By decision filed June 25, 1991 the Board reversed, holding that Belmonte’s November 6, 1987 report should be considered a request to reopen the two 1981 cases less than seven years after the date of the accident, that Workers’ Compensation Law § 25-a does not apply and that the Special Fund should be discharged. On July 24, 1991, Reliance Insurance Company, the employer’s workers’ compensation insurance carrier with respect to the two 1981 cases, sought full Board review of the June 25, 1991 Board decision upon the grounds that Reliance never received a copy of the Special Fund’s appeal of the March 1, 1991 decision of the WCLJ and that Belmonte’s November 6, 1987 report was insufficient to constitute an application to reopen; as a result, Reliance argues that the case was not reopened within the seven-year period set forth in Workers’ Compensation Law § 25-a (1). By decision filed July 23, 1992, the request for full Board review was denied and the Board supplemented its June 25, 1991 decision with a finding, inter alia, that "Belmonte’s 11/06/87 report, in referring to a chronic condition over 18 years, certainly includes the two accidents of 1981 which resulted in the claimant having back surgery in 01/82”. The employer and Reliance appeal.

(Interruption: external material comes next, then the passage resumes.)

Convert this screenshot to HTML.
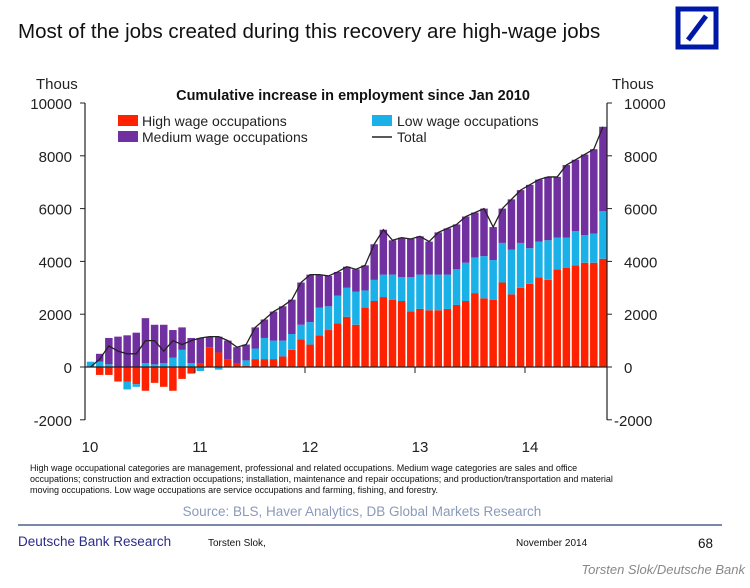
<!DOCTYPE html>
<html><head><meta charset="utf-8"><style>
body{margin:0;background:#fff;width:750px;height:583px;overflow:hidden;font-family:"Liberation Sans",sans-serif;}
</style></head><body>
<svg id="s" width="750" height="583" xmlns="http://www.w3.org/2000/svg" font-family="Liberation Sans, sans-serif">
<text x="18" y="38" font-size="20.5" fill="#111">Most of the jobs created during this recovery are high-wage jobs</text>
<rect x="678" y="9" width="38" height="38" fill="none" stroke="#0018a8" stroke-width="5"/>
<line x1="688" y1="40" x2="706" y2="16" stroke="#0018a8" stroke-width="5"/>
<text x="353" y="100" font-size="14.5" font-weight="bold" text-anchor="middle" fill="#111">Cumulative increase in employment since Jan 2010</text>
<text x="36" y="89" font-size="15" fill="#222">Thous</text>
<text x="612" y="89" font-size="15" fill="#222">Thous</text>
<rect x="118" y="115" width="20" height="11" fill="#ff2200"/><text x="142" y="126" font-size="14" fill="#222">High wage occupations</text>
<rect x="118" y="131" width="20" height="11" fill="#7030a0"/><text x="142" y="142" font-size="14" fill="#222">Medium wage occupations</text>
<rect x="372" y="115" width="20" height="11" fill="#1ab0e8"/><text x="397" y="126" font-size="14" fill="#222">Low wage occupations</text>
<line x1="372" y1="137" x2="392" y2="137" stroke="#222" stroke-width="1.5"/><text x="397" y="142" font-size="14" fill="#222">Total</text>
<g id="g"></g>
<g font-size="9" fill="#111">
<text x="30" y="471">High wage occupational categories are management, professional and related occupations. Medium wage categories are sales and office</text>
<text x="30" y="482">occupations; construction and extraction occupations; installation, maintenance and repair occupations; and production/transportation and material</text>
<text x="30" y="493">moving occupations. Low wage occupations are service occupations and farming, fishing, and forestry.</text>
</g>
<text x="362" y="516" font-size="13.5" text-anchor="middle" fill="#8a9ab8">Source: BLS, Haver Analytics, DB Global Markets Research</text>
<line x1="18" y1="525" x2="722" y2="525" stroke="#7a88a8" stroke-width="2"/>
<text x="18" y="546" font-size="13.5" fill="#2b2b8c">Deutsche Bank Research</text>
<text x="208" y="546" font-size="10" fill="#111">Torsten Slok,</text>
<text x="516" y="546" font-size="10" fill="#111">November 2014</text>
<text x="698" y="548" font-size="13.5" fill="#111">68</text>
<text x="745" y="574" font-size="13" font-style="italic" text-anchor="end" fill="#888">Torsten Slok/Deutsche Bank</text>
</svg>
<script>
var T=[0.1,0.5,1.1,1.15,1.2,1.3,1.85,1.6,1.6,1.4,1.5,1.1,1.1,1.15,1.15,1.0,0.75,0.85,1.5,1.8,2.1,2.3,2.55,3.2,3.5,3.5,3.45,3.6,3.8,3.7,3.85,4.65,5.2,4.8,4.9,4.85,4.95,4.75,5.1,5.25,5.4,5.7,5.85,6.0,5.3,6.0,6.35,6.7,6.9,7.1,7.2,7.2,7.65,7.85,8.05,8.25,9.1];
var H=[0,-0.3,-0.3,-0.55,-0.55,-0.65,-0.9,-0.6,-0.75,-0.9,-0.45,-0.25,0.15,0.75,0.55,0.3,0.15,0.05,0.3,0.3,0.3,0.4,0.65,1.05,0.85,1.2,1.4,1.65,1.9,1.6,2.25,2.5,2.65,2.55,2.5,2.1,2.2,2.15,2.15,2.2,2.35,2.5,2.8,2.6,2.55,3.2,2.75,3.0,3.15,3.4,3.3,3.7,3.75,3.85,3.95,3.95,4.1];
var L=[0.2,0.2,0.1,0,-0.3,-0.1,0.15,0.1,0.15,0.35,0.65,0.15,-0.15,0,-0.1,0.05,0.05,0.25,0.7,1.1,1.0,1.0,1.25,1.6,1.7,2.25,2.3,2.7,3.0,2.85,2.9,3.3,3.5,3.5,3.4,3.4,3.5,3.5,3.5,3.5,3.7,3.95,4.15,4.2,4.05,4.7,4.45,4.7,4.5,4.75,4.8,4.9,4.9,5.15,5.0,5.05,5.9];
var LN=[0,0.3,0.8,0.6,0.5,0.5,1.0,1.0,0.6,1.0,0.85,1.0,1.1,1.15,1.15,1.0,0.75,0.85];
function Y(v){return 367-v*26.4;}
var s='',x0=86,w=9.15,bw=7.5;
for(var i=0;i<T.length;i++){
 var x=x0+i*w+0.8,h=H[i],l=L[i],t=T[i];
 var pt=Math.max(h,0),nb=Math.min(h,0);
 if(h>0)s+='<rect x="'+x+'" y="'+Y(h)+'" width="'+bw+'" height="'+h*26.4+'" fill="#ff2200"/>';
 if(h<0)s+='<rect x="'+x+'" y="'+Y(0)+'" width="'+bw+'" height="'+(-h)*26.4+'" fill="#ff2200"/>';
 var lt=pt;
 if(l<0){s+='<rect x="'+x+'" y="'+Y(nb)+'" width="'+bw+'" height="'+(-l)*26.4+'" fill="#1ab0e8"/>';}
 else if(l>pt){s+='<rect x="'+x+'" y="'+Y(l)+'" width="'+bw+'" height="'+(l-pt)*26.4+'" fill="#1ab0e8"/>';lt=l;}
 if(t>lt)s+='<rect x="'+x+'" y="'+Y(t)+'" width="'+bw+'" height="'+(t-lt)*26.4+'" fill="#7030a0"/>';
}
var p='';
for(var i=0;i<T.length;i++){var v=i<LN.length?LN[i]:T[i];p+=(i?'L':'M')+(x0+i*w+w/2)+','+Y(v);}
s+='<path d="'+p+'" fill="none" stroke="#222" stroke-width="1.3"/>';
s+='<line x1="85" y1="367" x2="607" y2="367" stroke="#222" stroke-width="1.2"/>';
s+='<line x1="85" y1="103" x2="85" y2="420" stroke="#222" stroke-width="1.2"/>';
s+='<line x1="607" y1="103" x2="607" y2="420" stroke="#222" stroke-width="1.2"/>';
for(var v=-2;v<=10;v+=2){var y=Y(v);
 s+='<line x1="80" y1="'+y+'" x2="85" y2="'+y+'" stroke="#222"/><line x1="607" y1="'+y+'" x2="612" y2="'+y+'" stroke="#222"/>';
 var lab=v==0?'0':(v*1000).toString();
 s+='<text x="72" y="'+(y+6)+'" font-size="15" text-anchor="end" fill="#222">'+lab+'</text>';
 s+='<text x="'+(v<0?614:624)+'" y="'+(y+6)+'" font-size="15" fill="#222">'+lab+'</text>';}
var yrs=['10','11','12','13','14'];
for(var k=0;k<5;k++){var x=85+k*110;
 if(k>0)s+='<line x1="'+x+'" y1="367" x2="'+x+'" y2="373" stroke="#222"/>';
 s+='<text x="'+(x+5)+'" y="452" font-size="15" text-anchor="middle" fill="#222">'+yrs[k]+'</text>';}
document.getElementById('g').innerHTML=s;
</script>
</body></html>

As a preliminary matter, it is uncontroverted that the Special Fund served the employer, who was self-insured at the time of the March 1, 1991 WCLJ’s decision, with its March 11, 1991 application for Board review by service upon the employer’s authorized agent, Fred S. James & Company. Although it appears that Reliance, not involved in the 1987 claim, was not initially provided with notice of the Special Fund’s appeal, under Workers’ Compensation Law § 54 (2) the employer’s knowledge is imputed to the carrier (cf., Matter of Nebenhaus v Lydmark Corp., 79 AD2d 804). Further, any claimed prejudice to Reliance was eliminated by the Board’s reconsideration of the appeal, following receipt of Reliance’s detailed submission, and the Board’s additional findings on the issue of whether Belmonte’s November 6, 1987 report could be considered a request to reopen the two 1981 cases.

Turning now to the merits, we agree with the Special Fund that there was substantial evidence to support the Board’s factual determination that an application was made to reopen the cases within seven years of the accidents (see, Matter of Kane v Mohawk Data Sciences Corp., 140 AD2d 837; Matter of Felder v City of New York Traffic Law Dept., 110 AD2d 966, lv denied 65 NY2d 611; Matter of Russell v Carborundum, Co., 105 AD2d 541, lv denied 64 NY2d 606). Although Belmonte’s November 6, 1987 report does not make specific reference to the dates of the 1981 accidents, it does refer to the back surgery which was necessitated by the April 7, 1981 accident and states that the 1987 injury was "superimposed upon an 18-19 year history of chronic intermittent low back pain and prior surgery for excision of a disc at the level of L5-S1 in 1981” (emphasis supplied). Under the circumstances, the record provides ample support for the Board’s findings and conclusion that, upon receipt of Belmonte’s report, the employer should have applied to have the two 1981 cases reopened.

Mikoll, J. P., Yesawich Jr., Crew III and Casey, JJ., concur. Ordered that the decisions are affirmed, without costs.